From Fareham we took the road to Chichester, a road that follows the line of the coast though a little inland; a road of no beauty after the first few miles, but not without interest. Here and there on the way we had peeps of the sea and of little landlocked creeks that had a charm of their own, and these redeemed the scenery from the uninteresting succession of houses and poor villages that succeeded one another with scant intervals for many a mile. Presently we came in sight of Portsmouth over a long lagoon, its waters coming right up to our road, which is embanked to preserve it from the wash of the tide. We caught a glimpse of the grim ironclads in the harbour dimly seen through the drifting dun smoke of the town, but the smoke above where touched by the sunshine was tinged with gold and glorified, and under such conditions even smoke can be beautiful seen afar off. As the road gradually rose we had a fine view across Langstone Harbour, over which the wind blew free towards us with a cool and refreshing salt savour. So through Havant and Emsworth we found our townified and dusty way and came to a land of flat green plains, ahead of which rose, pearly-grey against the white sky, the steeple of Chichester Cathedral with the irregular outline of the city below. Seen thus from our point of view it suggested a city of romance in the days of pilgrimages. Would that the reality could only come up to our vision! How much truth lies in Campbell's often-quoted line, "Distance lends enchantment to the view." We almost wished we could have avoided Chichester and so have retained that poetic vision, for "There is a pleasure, now and then, in giving full scope to Fancy and Imagination." But the road led to Chichester and nowhere else; to the south was the sea, and there was no other way. But Chichester is a pleasant old city, though it does not realise impossible dreams; its grey-toned cathedral makes a fine background for its beautiful arched market-cross. I am afraid I admire the market-cross more than the cathedral, for the cathedral is rather interesting than beautiful, whilst the market-cross is wholly beautiful and interesting besides. Never had an architect of lesser structures a more happy inspiration than when designing that graceful cross.
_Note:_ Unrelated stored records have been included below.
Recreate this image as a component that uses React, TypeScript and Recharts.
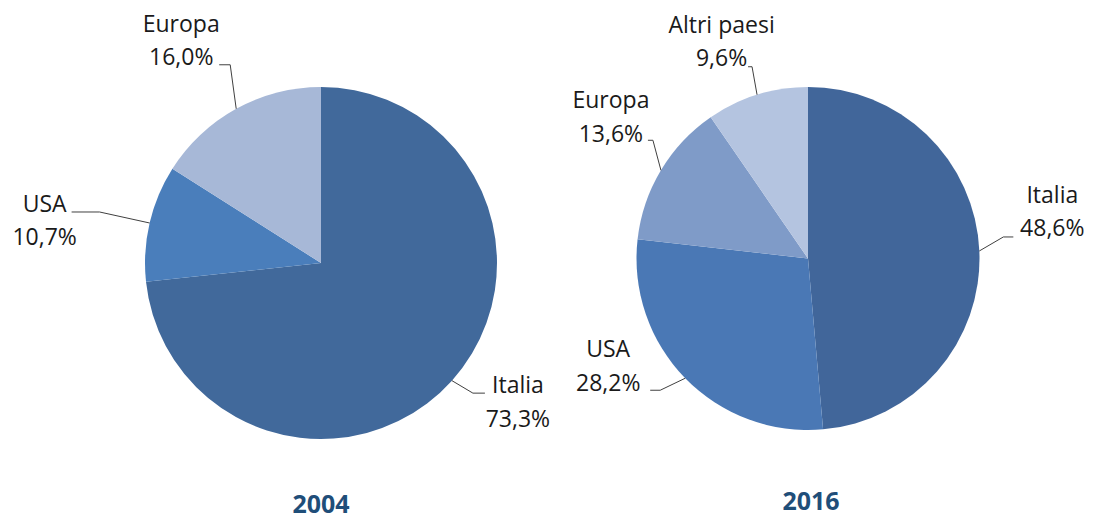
import React from 'react';
import { PieChart, Pie, Cell } from 'recharts';

const names2004 = ['Italia', 'USA', 'Europa'];
const values2004 = [73.3, 10.7, 16.0];
const colors2004 = ['#41699B', '#4A7EBB', '#A7B8D7'];

const names2016 = ['Italia', 'USA', 'Europa', 'Altri paesi'];
const values2016 = [48.6, 28.2, 13.6, 9.6];
const colors2016 = ['#41669A', '#4A78B5', '#7F9BC8', '#B4C4E0'];

const data2004 = names2004.map((name, i) => ({ name, value: values2004[i] }));
const data2016 = names2016.map((name, i) => ({ name, value: values2016[i] }));

// leader-line / label layout, relative to the slice's outer edge point
type LabelLayout = { elbow: [number, number]; stub: [number, number]; tx: number; ty: number };

const layout2004: Record<string, LabelLayout> = {
  Italia: { elbow: [21, 12.5], stub: [33, 12.5], tx: 66, ty: 12.5 },
  USA: { elbow: [-50, -11], stub: [-78, -11], tx: -105, ty: -11 },
  Europa: { elbow: [-6, -44], stub: [-17, -44], tx: -55, ty: -77 },
};

const layout2016: Record<string, LabelLayout> = {
  Italia: { elbow: [24, -14], stub: [34, -14], tx: 73, ty: -48 },
  USA: { elbow: [-25, 12], stub: [-35, 12], tx: -77, ty: -21 },
  Europa: { elbow: [-8, -30], stub: [-13, -30], tx: -50, ty: -62 },
  'Altri paesi': { elbow: [-5, -28], stub: [-9, -28], tx: -35.5, ty: -62 },
};

const RADIAN = Math.PI / 180;
const fmt = (v: number) => v.toFixed(1).replace('.', ',') + '%';

const makeLabel = (layout: Record<string, LabelLayout>) => (props: any) => {
  const { cx, cy, midAngle, outerRadius, name, value } = props;
  const ex = cx + outerRadius * Math.cos(-midAngle * RADIAN);
  const ey = cy + outerRadius * Math.sin(-midAngle * RADIAN);
  const l = layout[name];
  if (!l) return null;
  const pts = `${ex},${ey} ${ex + l.elbow[0]},${ey + l.elbow[1]} ${ex + l.stub[0]},${ey + l.stub[1]}`;
  return (
    <g>
      <polyline points={pts} fill="none" stroke="#404040" strokeWidth={1} />
      <text x={ex + l.tx} y={ey + l.ty} textAnchor="middle" fill="#1a1a1a" fontSize={23} fontFamily="'Open Sans', sans-serif">
        <tspan x={ex + l.tx}>{name}</tspan>
        <tspan x={ex + l.tx} dy={33.5}>{fmt(value)}</tspan>
      </text>
    </g>
  );
};

const titleStyle: React.CSSProperties = {
  position: 'absolute',
  width: 200,
  textAlign: 'center',
  fontFamily: "'Open Sans', sans-serif",
  fontWeight: 700,
  fontSize: 25,
  color: '#1F4E79',
  lineHeight: '22px',
};

export default function App() {
  return (
    <div style={{ position: 'absolute', left: 0, top: 0, width: 1094, height: 521, background: '#fff', overflow: 'hidden' }}>
      <PieChart width={1094} height={521} margin={{ top: 0, right: 0, bottom: 0, left: 0 }}>
        <Pie
          data={data2004}
          dataKey="value"
          nameKey="name"
          cx={321}
          cy={263}
          outerRadius={176}
          startAngle={90}
          endAngle={-270}
          stroke="none"
          labelLine={false}
          label={makeLabel(layout2004)}
          isAnimationActive={false}
        >
          {data2004.map((d, i) => (
            <Cell key={d.name} fill={colors2004[i]} />
          ))}
        </Pie>
        <Pie
          data={data2016}
          dataKey="value"
          nameKey="name"
          cx={808}
          cy={258.5}
          outerRadius={171.5}
          startAngle={90}
          endAngle={-270}
          stroke="none"
          labelLine={false}
          label={makeLabel(layout2016)}
          isAnimationActive={false}
        >
          {data2016.map((d, i) => (
            <Cell key={d.name} fill={colors2016[i]} />
          ))}
        </Pie>
      </PieChart>
      <div style={{ ...titleStyle, left: 221, top: 492 }}>2004</div>
      <div style={{ ...titleStyle, left: 711, top: 489 }}>2016</div>
    </div>
  );
}
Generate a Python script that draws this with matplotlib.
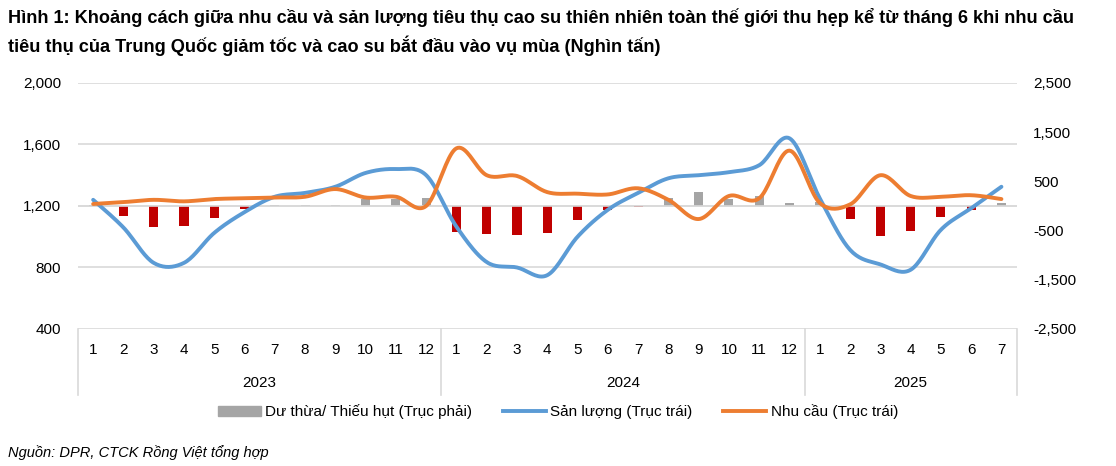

We drove southward from Chichester to regain the sea front, and the road we selected we found led to Bognor: dull and dreary Bognor I have heard it called; its name is against it, and it is a hard thing to struggle against a bad name whether in man or place. Now we found ourselves in a flat land, a land of meadows and fields of waving corn, a land that stretched far away, wide and open to the long level lines of the distant horizon. Truly it was not a beautiful country according to the accepted traditions of beauty, for it was devoid of all character except flatness, and that is a quality that mostly appeals to a Dutchman or Fen dweller. Yet there was a certain charm about that flat country to me; I think it lay in the wide dome of sky above that flooded the landscape with unshadowed light, and the bracing breeziness of it, swept as it was by the unchecked winds from the sea. It was all so open, free, and flushed with the freshest of airs; then there was such a homely, friendly feeling about it, for it was a country of modest homes, not one of mansions or villas—a country of odd farmsteads and cottages only. Truly there was nothing strictly to admire in all the far prospect, only a succession of grass and green cornfields, "one field much like another," as I think Dr. Johnson once said of the country; but the brightness of the vast spaces of sunlit land, and the pronounced pureness and clearness of the air, made for cheerfulness and were inspiriting. If the landscape was in a measure monotonous, the wild flowers that abounded by the way made fair atonement for it. I knew not their names, but what mattered that? It was their beauty I prized, their colour and form. I pity the man who can travel from Dan to Beersheba and cry, "'Tis all barren." He had best stay at home and travel by book, till he learns through other eyes how to see. As Keats wrote of the pre-Wordsworth poets:
Ah, dismal-soul'd!
The winds of heaven blew, the ocean roll'd
Its gathering waves—ye felt it not. The blue
Bared its eternal bosom and the dew
Of summer nights collected still to make
The morning precious: beauty was awake!
Why were ye not awake? But ye were dead
To things ye knew not.
I think it was Stevenson who wrote an interesting article "On the Enjoyment of Unpleasant Places"—not that the country we passed through that day was in any way unpleasant, it simply was somewhat uninteresting; and there is an art in enjoying the uninteresting, or what you may deem so, though I must confess it does not come up to the higher art of "the enjoyment of unpleasant places." A man who can do that can be happy anywhere and without travelling far, but its accomplishment needs a good deal of training and time and trying, I should imagine—not, be it noted, to make the best of, but actually to enjoy the unpleasant. "Ay, there's the rub." That surely is an education in itself, somewhat in the shape of a task! Now I travel for pleasure and not to be taught.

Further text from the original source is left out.